BOLTON: Whatever development we have done historically has been very limited. Whatever new development we might do in the future would remain a limited aspect of how we intend to grow the portfolio. We're looking for some sort of value-add aspect to any development that we would be involved with. We're going to bring value because of our access of capital or because of our ability to handle the lease-up, or generally some our ability to take pressure off of the developer and capture that value for our shareholders. For the developer, they are put into a position where they can keep their business moving, and they can keep their development staff busy. If there's a way for us to bring new product into the portfolio that meets our investment hurdles and strategy, while providing a developer an opportunity to keep their platform moving forward, it may be a win/win situation. It's all about looking for ways to create new value within the current environment and use our platform in a way that makes sense for our shareholders.
MFE: Have you thought about where you want to be coming out of this tremendous window of opportunity?
BOLTON: We don't have a particular size or targeted new growth metric that we are striving for. We've always stayed away from trying to establish such targets and avoid putting pressure on underwriting or capital deployment decision-making. At the moment, we're approaching $2 billion in equity cap or almost $4 billion in total cap. That's a pretty good size. I do think that we have an opportunity to continue to leverage the operating platform and the public platform that has been built and drive more efficiency from the platform. However, I'm reluctant to ever define a specific size or mandate a definitive growth objective as I believe it can create subtle pressures to strive for growth that may not be the right long-term action for shareholders' capital.
MFE: Are you thinking about ways to rebrand Mid America?
BOLTON: We continue to be very comfortable with the strategy and the focus that we have. We have no plans to change who we are or the focus that has defined our brand. One of the things that we struggle with sometimes is the label Mid-America. When some hear that name, they think we're in the middle of wheat fields in Kansas or Nebraska. That's not who we are. Likely, you're just going see us increasingly refer to ourselves as MAA and just use the ticker as more of a label to who we are and continue to hammer at the fact that we have a dynamic and unique mix of Sunbelt markets that we believe put the company in a great position for superior long-term performance.
MFE: You think that will help with Wall Street?
BOLTON: I think most of the institutional capital market participants know who we are and where we are located. In my opinion, however, there continues to a bias towards the strategies that are focused on the high-barrier, bicoastal markets. I think that bias has existed for a long time and may be there forever. But at the end of the day, what really drives us is challenging ourselves with the question of are we positioned to best create a return for our capital over the long-term. Our strategy is built around the concept that we believe we can create returns on investment, in both secondary and large markets in the high-growth Sunbelt, that over time are every bit as attractive as the returns to capital that you can create in New York, Boston, or San Francisco.
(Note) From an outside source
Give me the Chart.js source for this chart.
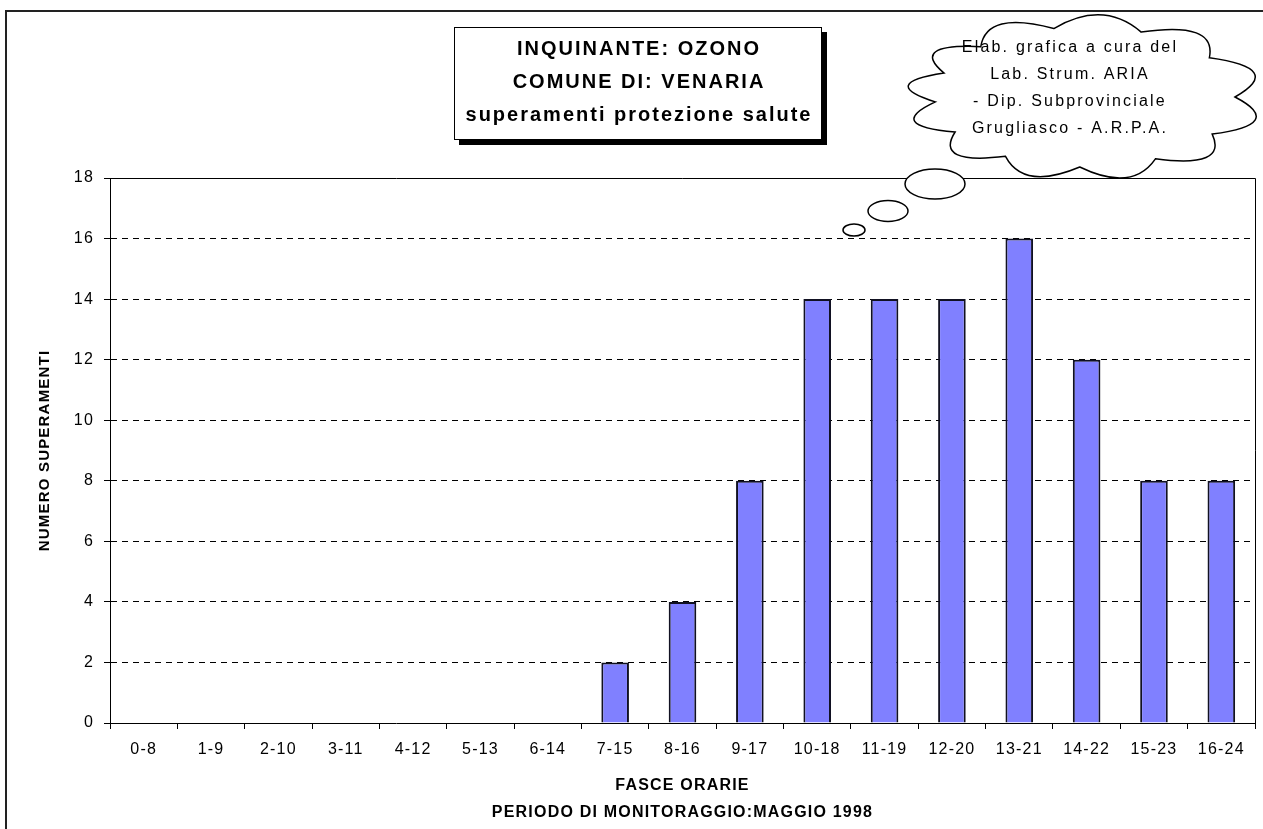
<!DOCTYPE html>
<html>
<head>
<meta charset="utf-8">
<script src="https://cdn.jsdelivr.net/npm/chart.js@4/dist/chart.umd.min.js"></script>
<style>
  html, body { margin: 0; padding: 0; background: #fff; }
  #wrap { position: relative; width: 1263px; height: 829px; }
</style>
</head>
<body>
<div id="wrap"><canvas id="ozono" width="1263" height="829"></canvas></div>
<script>
/* Ozono - superamenti protezione salute, Venaria, maggio 1998 */
const fasce = ['0-8','1-9','2-10','3-11','4-12','5-13','6-14','7-15','8-16','9-17',
               '10-18','11-19','12-20','13-21','14-22','15-23','16-24'];
const superamenti = [0,0,0,0,0,0,0,2,4,8,14,14,14,16,12,8,8];
const yTicks = [0,2,4,6,8,10,12,14,16,18];

const titleLines = ['INQUINANTE: OZONO', 'COMUNE DI: VENARIA', 'superamenti protezione salute'];
const cloudLines = ['Elab. grafica a cura del', 'Lab. Strum. ARIA', '- Dip. Subprovinciale', 'Grugliasco - A.R.P.A.'];

const FONT = 'Arial, "Liberation Sans", sans-serif';

// spacing like the old excel render
const spacing = {
  id: 'spacing',
  beforeInit(chart) { chart.ctx.letterSpacing = '1.2px'; },
  beforeDraw(chart) { chart.ctx.letterSpacing = '1.2px'; }
};

function drawCloud(ctx, cx, cy, rx, ry, angles, k) {
  const pts = angles.map(a => {
    const t = a * Math.PI / 180;
    return [cx + rx * Math.cos(t), cy + ry * Math.sin(t)];
  });
  ctx.beginPath();
  ctx.moveTo(pts[0][0], pts[0][1]);
  for (let i = 0; i < pts.length; i++) {
    const p1 = pts[(i + 1) % pts.length];
    let a0 = angles[i], a1 = angles[(i + 1) % pts.length];
    if (a1 < a0) a1 += 360;
    const am = (a0 + a1) / 2 * Math.PI / 180;
    const cxp = cx + rx * k * Math.cos(am), cyp = cy + ry * k * Math.sin(am);
    ctx.quadraticCurveTo(cxp, cyp, p1[0], p1[1]);
  }
  ctx.closePath();
  ctx.fillStyle = '#fff';
  ctx.fill();
  ctx.lineWidth = 1.5;
  ctx.strokeStyle = '#000';
  ctx.stroke();
}

function bubble(ctx, x, y, rx, ry) {
  ctx.beginPath();
  ctx.ellipse(x, y, rx, ry, 0, 0, Math.PI * 2);
  ctx.fillStyle = '#fff';
  ctx.fill();
  ctx.lineWidth = 1.5;
  ctx.strokeStyle = '#000';
  ctx.stroke();
}

const decor = {
  id: 'decor',
  afterDraw(chart) {
    const ctx = chart.ctx;
    const a = chart.chartArea;
    ctx.save();
    // outer frame (left + top only)
    ctx.strokeStyle = '#222';
    ctx.lineWidth = 2;
    ctx.beginPath();
    ctx.moveTo(6, 829); ctx.lineTo(6, 11); ctx.lineTo(1263, 11);
    ctx.stroke();

    // plot border top + right, solid
    ctx.strokeStyle = '#000';
    ctx.lineWidth = 1;
    ctx.beginPath();
    ctx.moveTo(a.left, a.top + 0.5); ctx.lineTo(a.right + 0.5, a.top + 0.5); ctx.lineTo(a.right + 0.5, a.bottom);
    ctx.stroke();

    // title box with shadow
    ctx.fillStyle = '#000';
    ctx.fillRect(459, 32, 368, 113);
    ctx.fillStyle = '#fff';
    ctx.fillRect(454, 27, 368, 113);
    ctx.strokeStyle = '#000';
    ctx.lineWidth = 1;
    ctx.strokeRect(454.5, 27.5, 367, 112);
    ctx.fillStyle = '#000';
    ctx.font = 'bold 20px ' + FONT;
    ctx.letterSpacing = '2px';
    ctx.textAlign = 'center';
    ctx.textBaseline = 'middle';
    titleLines.forEach((t, i) => ctx.fillText(t, 639, 49 + i * 33));

    // thought cloud
    drawCloud(ctx, 1085, 97, 150, 70,
      [0, 32, 62, 92, 122, 150, 176, 200, 226, 258, 292, 326], 1.4);
    bubble(ctx, 935, 184, 30, 15);
    bubble(ctx, 888, 211, 20, 10.5);
    bubble(ctx, 854, 230, 11, 6);
    ctx.fillStyle = '#000';
    ctx.font = '16px ' + FONT;
    ctx.letterSpacing = '2.2px';
    cloudLines.forEach((t, i) => ctx.fillText(t, 1070, 48 + i * 27));
    ctx.restore();
  }
};

new Chart(document.getElementById('ozono'), {
  type: 'bar',
  data: {
    labels: fasce,
    datasets: [{
      data: superamenti,
      backgroundColor: '#8080ff',
      borderColor: '#111122',
      borderWidth: 2,
      borderSkipped: 'bottom',
      barPercentage: 0.41,
      categoryPercentage: 1
    }]
  },
  options: {
    responsive: false,
    animation: false,
    layout: { padding: { left: 0, top: 178, right: 8, bottom: 0 } },
    plugins: { legend: { display: false }, tooltip: { enabled: false } },
    scales: {
      x: {
        grid: { drawOnChartArea: false, tickLength: 6, color: '#000', offset: true },
        border: { color: '#000', width: 1 },
        ticks: { color: '#000', font: { family: FONT, size: 16 }, padding: 11, maxRotation: 0, autoSkip: false },
        title: {
          display: true,
          text: ['FASCE ORARIE', 'PERIODO DI MONITORAGGIO:MAGGIO 1998'],
          color: '#000',
          font: { family: FONT, size: 16, weight: 'bold', lineHeight: '27px' },
          padding: { top: 0, bottom: 3 }
        },
        afterFit(s) { s.height = 106; }
      },
      y: {
        min: 0, max: 18,
        afterBuildTicks(s) { s.ticks = yTicks.map(v => ({ value: v })); },
        grid: { color: '#000', tickLength: 6, lineWidth: 1 },
        border: { color: '#000', width: 1, dash: [6, 5] },
        ticks: { color: '#000', font: { family: FONT, size: 16 }, padding: 10 },
        title: {
          display: true,
          text: 'NUMERO SUPERAMENTI',
          color: '#000',
          font: { family: FONT, size: 15, weight: 'bold', lineHeight: 1.2 },
          padding: { top: 36, bottom: 0 }
        },
        afterFit(s) { s.width = 110; }
      }
    }
  },
  plugins: [spacing, decor]
});
</script>
</body>
</html>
We just go about it differently. We buy and exit at different price points, and we grow revenues at different levels. But, in the end, we are creating a return to capital that is consistent or better than strategies focused on more highly sought after and very competitive high-barrier markets. I'd also argue that the returns we create are generally less volatile and with lower risks than what you often see in some of those other markets. That's what really drives us. We're not going to change who we are. I do think the markets needs to recognize that, while there is clearly a defensive and less volatile profile to our performance, our strategy and markets also offer meaningful upside opportunity and sometimes the market doesn't appreciate that as much as perhaps as they should.